Since there is less supply than there is demand, tutors have to split their time between multiple people at once, “when I come in for a 2–3-hour shift of drop-in hours, I will work with 5-8 different students throughout that time,” math tutor, Elly Hovde stated in regards to the increasing numbers. While that might not sound like much when compared to say, a classroom of students learning under an educator, tutors are usually providing much more personalized help.
“[Tutoring right now is] challenging, because I have less time to work individually with each student and can be moving between 8 different subjects at once,” Hovde said. Switching between several subjects for several different students is a quick path to burnout for many.
Less tutors leads to more situations like Hovde’s, so the real question comes back to why there are less tutors. While there hasn’t been an official budget cut to tutoring services base budget in many years, there has been a decrease in overall funding.

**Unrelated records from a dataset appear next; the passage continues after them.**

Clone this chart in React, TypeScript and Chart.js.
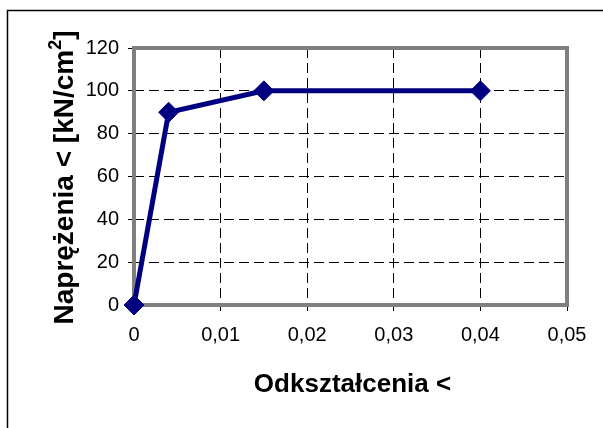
import React, { useEffect, useRef } from "react";
import { Chart, registerables } from "chart.js";

Chart.register(...registerables);

const strainValues = [0, 0.004, 0.015, 0.04];
const stressValues = [0, 90, 100, 100];
const xTitle = "Odkształcenia <";
const yTitleMain = "Naprężenia < [kN/cm";
const yTitleSup = "2";
const yTitleEnd = "]";

const FONT = '"Liberation Sans", Arial, Helvetica, sans-serif';

const framePlugin = {
  id: "frame",
  beforeDraw(chart: any) {
    const ctx = chart.ctx;
    ctx.save();
    ctx.fillStyle = "#ffffff";
    ctx.fillRect(0, 0, chart.width, chart.height);
    ctx.strokeStyle = "#000000";
    ctx.lineWidth = 1.5;
    ctx.beginPath();
    ctx.moveTo(7.5, chart.height + 5);
    ctx.lineTo(7.5, 10.5);
    ctx.lineTo(chart.width + 5, 10.5);
    ctx.stroke();
    ctx.restore();
  },
  beforeDatasetsDraw(chart: any) {
    const ctx = chart.ctx;
    const { left, top, right, bottom } = chart.chartArea;
    ctx.save();
    ctx.strokeStyle = "#808080";
    ctx.lineWidth = 4;
    ctx.strokeRect(left, top, right - left, bottom - top);
    ctx.restore();
  },
  afterDraw(chart: any) {
    const ctx = chart.ctx;
    const { left, top, right, bottom } = chart.chartArea;
    ctx.save();
    ctx.fillStyle = "#000000";
    ctx.font = `bold 26px ${FONT}`;
    ctx.textAlign = "center";
    ctx.textBaseline = "alphabetic";
    ctx.fillText(xTitle, (left + right) / 2 + 2, 392);

    const mainFont = `bold 28px ${FONT}`;
    const supFont = `bold 18px ${FONT}`;
    ctx.translate(73, (top + bottom) / 2 + 1);
    ctx.rotate(-Math.PI / 2);
    ctx.textAlign = "left";
    ctx.font = mainFont;
    const w1 = ctx.measureText(yTitleMain).width;
    const w3 = ctx.measureText(yTitleEnd).width;
    ctx.font = supFont;
    const w2 = ctx.measureText(yTitleSup).width;
    const total = w1 + w2 + w3;
    let x = -total / 2;
    ctx.font = mainFont;
    ctx.fillText(yTitleMain, x, 0);
    x += w1;
    ctx.font = supFont;
    ctx.fillText(yTitleSup, x, -12);
    x += w2;
    ctx.font = mainFont;
    ctx.fillText(yTitleEnd, x, 0);
    ctx.restore();
  },
};

export default function App() {
  const ref = useRef<HTMLCanvasElement>(null);
  useEffect(() => {
    if (!ref.current) return;
    const chart = new Chart(ref.current, {
      type: "line",
      data: {
        datasets: [
          {
            data: strainValues.map((x, i) => ({ x, y: stressValues[i] })),
            borderColor: "#000080",
            backgroundColor: "#000080",
            borderWidth: 5,
            pointStyle: "rectRot",
            pointRadius: 10,
            pointBorderWidth: 1,
            pointBackgroundColor: "#000080",
            pointBorderColor: "#000080",
            tension: 0,
            clip: false,
          } as any,
        ],
      },
      options: {
        animation: false,
        responsive: false,
        devicePixelRatio: 1,
        layout: { padding: { top: 48, right: 36, left: 0, bottom: 0 } },
        plugins: { legend: { display: false }, tooltip: { enabled: false } },
        scales: {
          x: {
            type: "linear",
            min: 0,
            max: 0.05,
            afterFit(scale: any) {
              scale.height = 123;
            },
            ticks: {
              stepSize: 0.01,
              color: "#000",
              padding: 12,
              maxRotation: 0,
              font: { family: FONT, size: 20 },
              callback: (v: any) => String(Number(Number(v).toFixed(3))).replace(".", ","),
            },
            grid: { color: "#000", lineWidth: 1, tickLength: 6, tickColor: "#000" },
            border: { display: false, dash: [10, 5] },
          },
          y: {
            type: "linear",
            min: 0,
            max: 120,
            afterFit(scale: any) {
              scale.width = 134;
            },
            ticks: {
              stepSize: 20,
              color: "#000",
              padding: 9,
              font: { family: FONT, size: 20 },
            },
            grid: { color: "#000", lineWidth: 1, tickLength: 6, tickColor: "#000" },
            border: { display: false, dash: [10, 5] },
          },
        },
      },
      plugins: [framePlugin],
    });
    return () => chart.destroy();
  }, []);
  return (
    <div style={{ position: "absolute", left: 0, top: 0, width: 603, height: 428 }}>
      <canvas ref={ref} width={603} height={428} style={{ display: "block" }} />
    </div>
  );
}
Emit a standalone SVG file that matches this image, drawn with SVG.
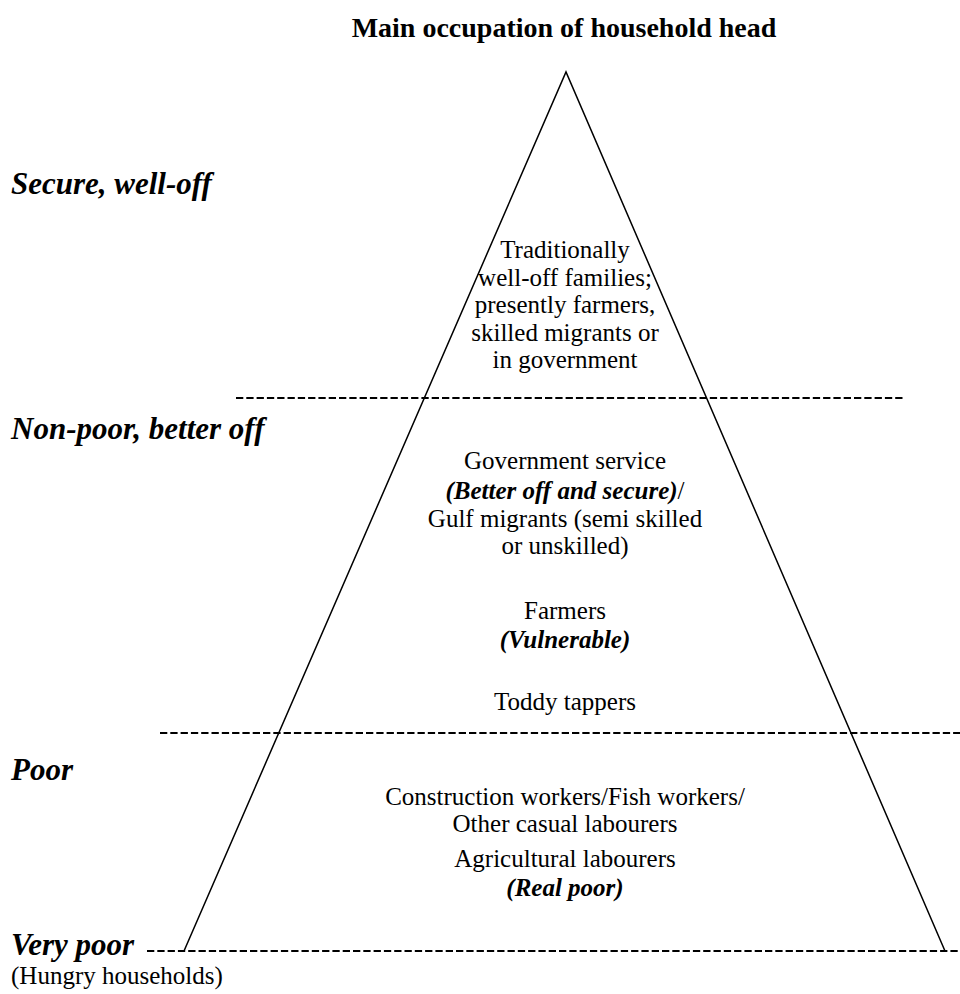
<svg xmlns="http://www.w3.org/2000/svg" width="960" height="994" viewBox="0 0 960 994">
<style>
text{font-family:"Liberation Serif","Times New Roman",serif;fill:#000}
.t{font-size:25px;text-anchor:middle}
.bi{font-weight:bold;font-style:italic}
.lab{font-size:31px;font-weight:bold;font-style:italic}
.ttl{font-size:28px;font-weight:bold;text-anchor:middle}
.dash{stroke:#000;stroke-width:2;stroke-dasharray:7.3 3;fill:none}
</style>
<rect width="960" height="994" fill="#fff"/>
<text id="title" class="ttl" x="564" y="37">Main occupation of household head</text>
<g id="connectors">
<polyline id="pyramid" points="184,951 566,72 945,951" fill="none" stroke="#000" stroke-width="1.5"/>
<line class="dash" x1="236" y1="398" x2="903" y2="398"/>
<line class="dash" x1="160" y1="733" x2="960" y2="733"/>
<line class="dash" x1="147" y1="951" x2="960" y2="951"/>
</g>
<g id="labels">
<text class="lab" x="11" y="194">Secure, well-off</text>
<text class="lab" x="11" y="439">Non-poor, better off</text>
<text class="lab" x="11" y="780">Poor</text>
<text class="lab" x="11" y="955">Very poor</text>
<text x="11" y="984" style="font-size:25px">(Hungry households)</text>
</g>
<g id="tier1">
<text class="t" x="565" y="258">Traditionally</text>
<text class="t" x="565" y="285.5">well-off families;</text>
<text class="t" x="565" y="313">presently farmers,</text>
<text class="t" x="565" y="340.5">skilled migrants or</text>
<text class="t" x="565" y="368">in government</text>
</g>
<g id="tier2">
<text class="t" x="565" y="469">Government service</text>
<text class="t" x="565" y="499"><tspan class="bi">(Better off and secure)</tspan>/</text>
<text class="t" x="565" y="527">Gulf migrants (semi skilled</text>
<text class="t" x="565" y="554">or unskilled)</text>
<text class="t" x="565" y="619">Farmers</text>
<text class="t bi" x="565" y="648">(Vulnerable)</text>
<text class="t" x="565" y="710">Toddy tappers</text>
</g>
<g id="tier3">
<text class="t" x="565" y="805">Construction workers/Fish workers/</text>
<text class="t" x="565" y="832">Other casual labourers</text>
<text class="t" x="565" y="867">Agricultural labourers</text>
<text class="t bi" x="565" y="896">(Real poor)</text>
</g>
</svg>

“In the past, for those funds, the discussion was that as we needed to increase student salaries in order to keep the same level of service; if I was going over, those funds were available and so I would be able to staff the program at the level I felt was the right fit,” Quandt explained. However, the funding that has usually been helpfully provided from other departments throughout the years has gone down due to the overall decrease in university and department budgets.
The decrease has lessened the ability of tutors to provide individualized support for students, dampening the overwhelming benefits that tutoring services has been providing in past years.
There is value in going to tutoring services whether you need it for every class or just one stubborn class that just doesn’t make sense. “Tutoring is a part of their academic support system,” Hovde describes. But even more than that, tutoring services is a place that can provide more than just academic support.
Quandt shared an anecdote of a time that a group of students who all separately came in for tutoring, “one of the students had a bit of an issue with a roommate,” and the other students and tutor were “super invested in it. And they were helping kind of script, assertive messages to talk about the roommate. It was amazing. And we hear that stuff all the time.” The fact that these students felt comfortable to share and help is a testament to how committed tutoring services is to helping the student population at Winona State.
Quandt has hope for the future of tutoring services, even if changes have to be made. They might have to lean more towards “students who need it the most,” as opposed to as many students as possible. While that’s certainly not the most ideal situation, the most we can do is follow Quandt’s lead and “do what we can with what we have.” Tutoring might be experiencing some difficulties, but even still they strive to make student success their priority.